**What is asked**
Extract, in full, the lines below, beginning at the first and ending with the line that contains "iters_noisy = list(range(0, 1001, 5))". Pictures do not belong in the copy.

**Collected material**
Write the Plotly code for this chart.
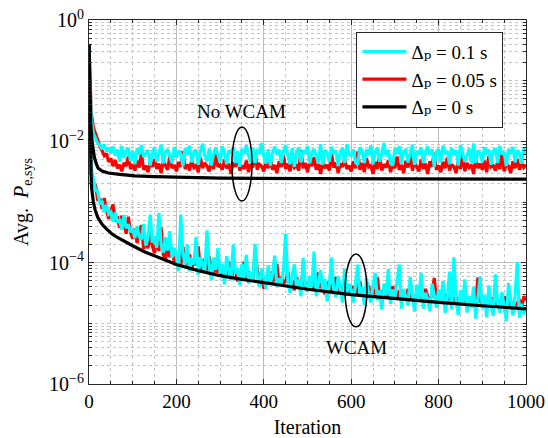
import numpy as np
import plotly.graph_objects as go

# ---------------- data ----------------
iters_noisy = list(range(0, 1001, 5))

# No WCAM, values in units of 1e-3
cyan_nowcam_milli = [
    390, 24, 13.5, 10.8, 9.2, 8.6, 7.4, 8.9, 6.8, 7.9, 6.3, 8.2, 5.8, 7.3, 4.6, 8.4, 5.3, 7.0, 7.8, 4.7,
    6.9, 4.2, 7.6, 6.1, 8.7, 5.5, 6.4, 7.2, 4.0, 6.8, 7.9, 4.6, 6.2, 8.8, 4.3, 6.7, 7.4, 5.9, 4.4, 8.1,
    5.4, 7.0, 6.3, 3.9, 7.7, 6.0, 8.5, 4.5, 6.6, 7.3, 4.1, 6.9, 9.1, 5.8, 4.6, 7.6, 4.0, 6.2, 7.9, 6.1,
    4.5, 8.3, 6.7, 4.2, 7.1, 6.4, 8.0, 4.4, 6.9, 3.8, 7.5, 6.2, 8.6, 5.9, 4.3, 7.8, 4.4, 7.0, 6.6, 9.3,
    5.7, 4.3, 7.4, 4.0, 6.5, 8.2, 6.0, 7.3, 4.4, 6.9, 8.7, 5.8, 4.2, 7.7, 3.8, 6.6, 7.9, 4.5, 7.1, 6.3,
    8.4, 4.3, 6.7, 7.5, 5.9, 4.4, 9.0, 4.1, 7.2, 6.5, 4.6, 8.1, 6.4, 7.0, 3.9, 6.8, 7.6, 4.4, 8.9, 6.2,
    5.8, 7.3, 4.5, 4.1, 8.0, 6.9, 4.4, 7.4, 6.0, 8.6, 4.2, 6.7, 7.8, 4.6, 6.3, 9.4, 5.7, 7.1, 4.4, 4.0,
    7.7, 6.2, 8.3, 4.3, 6.8, 7.2, 4.5, 6.5, 8.8, 4.1, 7.0, 6.1, 7.9, 4.4, 6.6, 8.2, 5.9, 7.4, 3.8, 6.7,
    7.5, 4.5, 8.5, 6.3, 6.9, 4.2, 7.8, 6.0, 7.2, 4.0, 8.7, 6.4, 4.6, 5.8, 7.6, 4.3, 9.2, 4.4, 7.0, 6.5,
    4.5, 8.0, 6.6, 7.3, 4.1, 6.9, 7.7, 4.4, 8.4, 6.1, 6.7, 3.9, 7.5, 6.3, 8.1, 4.5, 7.1, 6.4, 4.3, 7.9,
    6.2,
]
red_nowcam_milli = [
    390, 30, 17, 13, 10, 8.2, 7.0, 5.8, 6.3, 4.6, 5.2, 3.9, 4.9, 3.6, 4.1, 3.2, 4.4, 3.9, 5.6, 3.5,
    4.2, 3.3, 4.8, 3.7, 6.3, 3.4, 4.0, 3.1, 4.5, 3.8, 5.1, 3.5, 4.3, 3.0, 4.7, 3.9, 3.4, 5.8, 3.6, 4.1,
    3.2, 4.6, 3.8, 6.9, 3.5, 4.2, 3.3, 4.9, 3.7, 4.0, 3.1, 5.4, 3.6, 4.4, 3.9, 3.2, 4.7, 3.5, 6.1, 3.8,
    4.1, 3.4, 5.0, 3.6, 4.3, 2.9, 4.6, 3.8, 5.7, 3.3, 4.0, 3.5, 4.8, 3.1, 4.4, 3.7, 6.6, 3.4, 4.2, 3.9,
    3.2, 4.5, 3.6, 5.2, 3.4, 4.1, 3.0, 4.7, 3.8, 5.9, 3.5, 4.3, 3.2, 4.9, 3.7, 4.0, 3.3, 7.2, 3.6, 4.4,
    3.1, 4.6, 3.9, 5.5, 3.4, 4.2, 2.9, 4.8, 3.6, 4.1, 3.3, 6.4, 3.7, 4.5, 3.0, 4.3, 3.8, 5.1, 3.5, 4.0,
    3.2, 4.7, 3.6, 6.8, 3.4, 4.4, 3.1, 5.3, 3.8, 4.0, 2.9, 4.6, 3.5, 5.8, 3.3, 4.2, 3.7, 4.9, 3.1, 4.3,
    3.6, 5.6, 3.4, 4.1, 3.0, 4.8, 3.7, 6.2, 3.3, 4.5, 3.9, 3.2, 5.0, 3.5, 4.3, 2.9, 4.7, 3.8, 6.5, 3.4,
    4.0, 3.1, 4.6, 3.6, 5.4, 3.3, 4.2, 3.8, 3.0, 4.9, 3.5, 6.0, 3.2, 4.4, 3.7, 4.1, 2.9, 5.2, 3.6, 4.3,
    3.4, 4.8, 3.1, 5.7, 3.8, 4.0, 3.3, 4.6, 3.5, 6.3, 3.2, 4.2, 3.9, 3.0, 4.7, 3.6, 5.1, 3.4, 4.4, 3.7,
    4.1,
]

# WCAM, values in units of 1e-5
cyan_wcam_e5 = [
    39000, 360, 240, 158, 146, 96, 99, 68, 90, 63, 68, 47, 67, 48, 50, 35, 61, 37, 43, 32,
    36, 25.5, 40, 26.7, 24, 43, 19.2, 25.7, 62, 21.4, 27.3, 17.5, 66, 19.7, 14.7, 26.2, 15.9, 33, 12, 17.5,
    13.0, 7.3, 62, 13.9, 9.4, 19.9, 7.3, 11.9, 9.3, 26.6, 6.3, 12.3, 9.2, 7.0, 34, 9.3, 5.2, 12.2, 7.6, 17.4,
    6.7, 9.6, 4.4, 12.8, 7.5, 5.1, 20, 6.6, 8.1, 4.3, 9.5, 5.7, 13.4, 4.5, 7.0, 5.0, 20.4, 6.2, 4.0, 8.0,
    5.6, 3.7, 9.0, 4.5, 6.6, 13.1, 3.9, 5.5, 4.6, 7.5, 30, 4.9, 3.2, 6.3, 9.4, 3.9, 5.3, 2.8, 11.9, 4.4,
    3.3, 6.1, 3.9, 15.2, 2.8, 4.9, 7.6, 3.4, 5.4, 2.3, 4.3, 12.1, 3.6, 2.7, 6.0, 3.8, 2.2, 8.0, 3.0, 4.5,
    3.6, 2.2, 5.3, 9.3, 2.9, 4.0, 2.0, 5.6, 3.1, 2.2, 4.4, 6.8, 2.4, 3.5, 1.7, 4.5, 2.9, 7.8, 2.1, 3.6,
    2.6, 5.3, 9.3, 1.75, 3.7, 2.7, 1.96, 5.8, 2.9, 1.56, 4.3, 2.4, 6.8, 1.75, 3.2, 2.5, 1.6, 4.5, 2.9, 1.8,
    3.6, 2.2, 5.0, 1.5, 2.6, 7.1, 1.7, 12.3, 2.3, 1.36, 3.5, 2.1, 5.3, 1.5, 2.8, 1.8, 4.0, 1.2, 2.6, 5.9,
    1.76, 2.9, 1.25, 4.2, 2.1, 1.33, 6.4, 2.2, 1.5, 3.3, 1.84, 1.1, 4.6, 2.35, 1.35, 2.9, 10.1, 1.23, 2.1, 1.48,
    1.6,
]
red_wcam_e5 = [
    39000, 300, 200, 187, 106, 115, 77, 116, 72, 53, 71, 91, 48, 58, 37.5, 59, 43, 30, 57, 31.5,
    24.7, 36.4, 21, 28.4, 41.6, 16.9, 23.7, 17.2, 30.4, 18.8, 14.3, 23.8, 15.6, 38.3, 13.6, 10.9, 19.1, 12.4, 15, 10.7,
    11.2, 13.7, 8.9, 18.3, 11.1, 9.1, 13.8, 7.5, 10.9, 9.1, 18.5, 7.3, 11.4, 9.0, 7.5, 12.6, 7.8, 6.4, 9.5, 6.8,
    8.5, 6.0, 7.7, 6.4, 10.4, 5.7, 6.7, 8.3, 4.9, 7.0, 5.8, 10.4, 5.2, 7.1, 6.0, 5.0, 14.6, 7.7, 5.2, 6.1,
    3.7, 5.5, 4.5, 7.1, 4.8, 5.7, 9.5, 4.25, 5.9, 4.6, 4.9, 6.9, 4.0, 5.1, 3.5, 5.8, 4.2, 4.5, 7.1, 3.7,
    4.7, 4.0, 5.7, 3.5, 4.2, 6.9, 3.8, 4.8, 3.0, 4.3, 5.0, 3.3, 3.9, 5.8, 3.2, 4.1, 3.4, 4.6, 3.0, 3.6,
    3.3, 4.1, 2.9, 3.8, 4.9, 2.9, 3.4, 3.1, 4.2, 2.8, 3.6, 3.0, 5.7, 2.7, 3.2, 3.7, 2.6, 3.4, 2.85, 4.1,
    3.1, 2.5, 3.5, 2.75, 3.2, 2.5, 3.7, 2.7, 2.9, 2.4, 3.1, 2.6, 2.8, 2.3, 3.7, 2.8, 2.5, 2.95, 5.6, 2.5,
    2.7, 2.9, 2.2, 3.05, 2.4, 2.6, 3.2, 2.1, 2.7, 2.3, 2.5, 2.1, 2.9, 2.2, 2.6, 2.0, 2.4, 2.2, 5.7, 2.35,
    2.1, 2.5, 1.9, 2.3, 2.7, 2.1, 1.9, 2.4, 2.2, 1.85, 2.8, 2.0, 2.2, 1.8, 2.3, 1.95, 2.1, 2.5, 1.75, 2.8,
    2.4,
]

iters_black_nowcam = [0, 1, 2, 4, 7, 12, 16, 21, 30, 44, 70, 105, 150, 200, 300, 500, 700, 1000]
black_nowcam = [0.39, 0.15, 0.06, 0.02, 0.01, 5.6e-3, 4.4e-3, 3.6e-3, 3.25e-3, 3.0e-3, 2.85e-3,
                2.7e-3, 2.62e-3, 2.55e-3, 2.48e-3, 2.42e-3, 2.4e-3, 2.38e-3]

iters_black_wcam = [0, 1, 2, 3, 4, 5, 6, 8, 10, 14, 20, 25, 30, 40, 52, 65, 82, 100, 128, 160,
                    200, 250, 300, 350, 400, 450, 500, 600, 700, 800, 900, 1000]
black_wcam = [0.39, 0.1, 0.03, 0.01, 4.5e-3, 2.4e-3, 1.7e-3, 1.25e-3, 1.0e-3, 7.4e-4, 5.6e-4,
              4.9e-4, 4.3e-4, 3.6e-4, 3.0e-4, 2.6e-4, 2.2e-4, 1.9e-4, 1.5e-4, 1.2e-4,
              9.3e-5, 7.4e-5, 6.1e-5, 5.3e-5, 4.65e-5, 4.1e-5, 3.65e-5, 2.98e-5, 2.55e-5,
              2.22e-5, 1.95e-5, 1.73e-5]

legend_labels = ["Δₚ = 0.1 s", "Δₚ = 0.05 s", "Δₚ = 0 s"]
x_ticks = [0, 200, 400, 600, 800, 1000]
y_ticks = [1e-6, 1e-4, 1e-2, 1]
y_ticktext = ["10<sup>−6</sup>", "10<sup>−4</sup>", "10<sup>−2</sup>", "10<sup>0</sup>"]

cyan_nowcam = np.array(cyan_nowcam_milli) * 1e-3
red_nowcam = np.array(red_nowcam_milli) * 1e-3
cyan_wcam = np.array(cyan_wcam_e5) * 1e-5
red_wcam = np.array(red_wcam_e5) * 1e-5

# ---------------- figure ----------------
FONT = "Liberation Serif, DejaVu Serif, serif"
CYAN = "#00FFFF"
RED = "#FF0000"
BLACK = "#000000"

fig = go.Figure()

def add(x, y, color, width, name, show, rank):
    fig.add_trace(go.Scatter(
        x=x, y=y, mode="lines", line=dict(color=color, width=width),
        name=name, legendgroup=name, showlegend=show, legendrank=rank,
        hoverinfo="skip"))

add(iters_noisy, red_nowcam, RED, 3.2, legend_labels[1], True, 2)
add(iters_noisy, red_wcam, RED, 3.2, legend_labels[1], False, 2)
add(iters_noisy, cyan_nowcam, CYAN, 3.2, legend_labels[0], True, 1)
add(iters_noisy, cyan_wcam, CYAN, 3.2, legend_labels[0], False, 1)
add(iters_black_nowcam, black_nowcam, BLACK, 3.2, legend_labels[2], True, 3)
add(iters_black_wcam, black_wcam, BLACK, 3.2, legend_labels[2], False, 3)

grid_major = "#bdbdbd"
grid_minor = "#c4c4c4"

fig.update_layout(
    width=548, height=438,
    margin=dict(l=89, r=22, t=20, b=54),
    paper_bgcolor="white", plot_bgcolor="white",
    font=dict(family=FONT, size=19, color="black"),
    showlegend=True,
    legend=dict(
        x=0.612, y=0.968, xanchor="left", yanchor="top",
        bgcolor="white", bordercolor="#262626", borderwidth=1,
        font=dict(family=FONT, size=19, color="black"),
        tracegroupgap=0, itemwidth=44,
    ),
    xaxis=dict(
        range=[0, 1000], tickmode="array", tickvals=x_ticks,
        ticks="inside", ticklen=5, tickcolor="#262626",
        showline=True, linecolor="#262626", linewidth=1, mirror="allticks",
        showgrid=True, gridcolor=grid_major, gridwidth=1,
        zeroline=False, automargin=False,
        minor=dict(tickvals=list(range(50, 1000, 50)), ticks="inside", ticklen=3,
                   tickcolor="#262626", showgrid=True, gridcolor=grid_minor, griddash="dot"),
        title=dict(text="Iteration", font=dict(family=FONT, size=20)),
        tickfont=dict(family=FONT, size=19),
    ),
    yaxis=dict(
        type="log", range=[-6, 0], tickmode="array", tickvals=y_ticks, ticktext=y_ticktext,
        ticks="inside", ticklen=5, tickcolor="#262626",
        showline=True, linecolor="#262626", linewidth=1, mirror="allticks",
        showgrid=True, gridcolor=grid_major, gridwidth=1,
        zeroline=False, automargin=False,
        minor=dict(dtick="D1", ticks="inside", ticklen=3, tickcolor="#262626",
                   showgrid=True, gridcolor=grid_minor, griddash="dot"),
        title=dict(text="Avg.  <i>P</i><sub>e,sys</sub>", font=dict(family=FONT, size=20)),
        tickfont=dict(family=FONT, size=20),
    ),
)

# ellipses and labels
fig.add_shape(type="circle", xref="x", yref="y domain", x0=327, x1=373, y0=0.503, y1=0.706,
              line=dict(color="black", width=1.5))
fig.add_shape(type="circle", xref="x", yref="y domain", x0=586, x1=636, y0=0.157, y1=0.357,
              line=dict(color="black", width=1.5))
fig.add_annotation(x=350, y=0.75, xref="x", yref="y domain", text="No WCAM", showarrow=False,
                   xanchor="center", yanchor="middle",
                   font=dict(family=FONT, size=19, color="black"))
fig.add_annotation(x=611, y=0.10, xref="x", yref="y domain", text="WCAM", showarrow=False,
                   xanchor="center", yanchor="middle",
                   font=dict(family=FONT, size=19, color="black"))

fig.write_html("out.html")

**Answer for the task**
Write the Plotly code for this chart.
import numpy as np
import plotly.graph_objects as go

# ---------------- data ----------------
iters_noisy = list(range(0, 1001, 5))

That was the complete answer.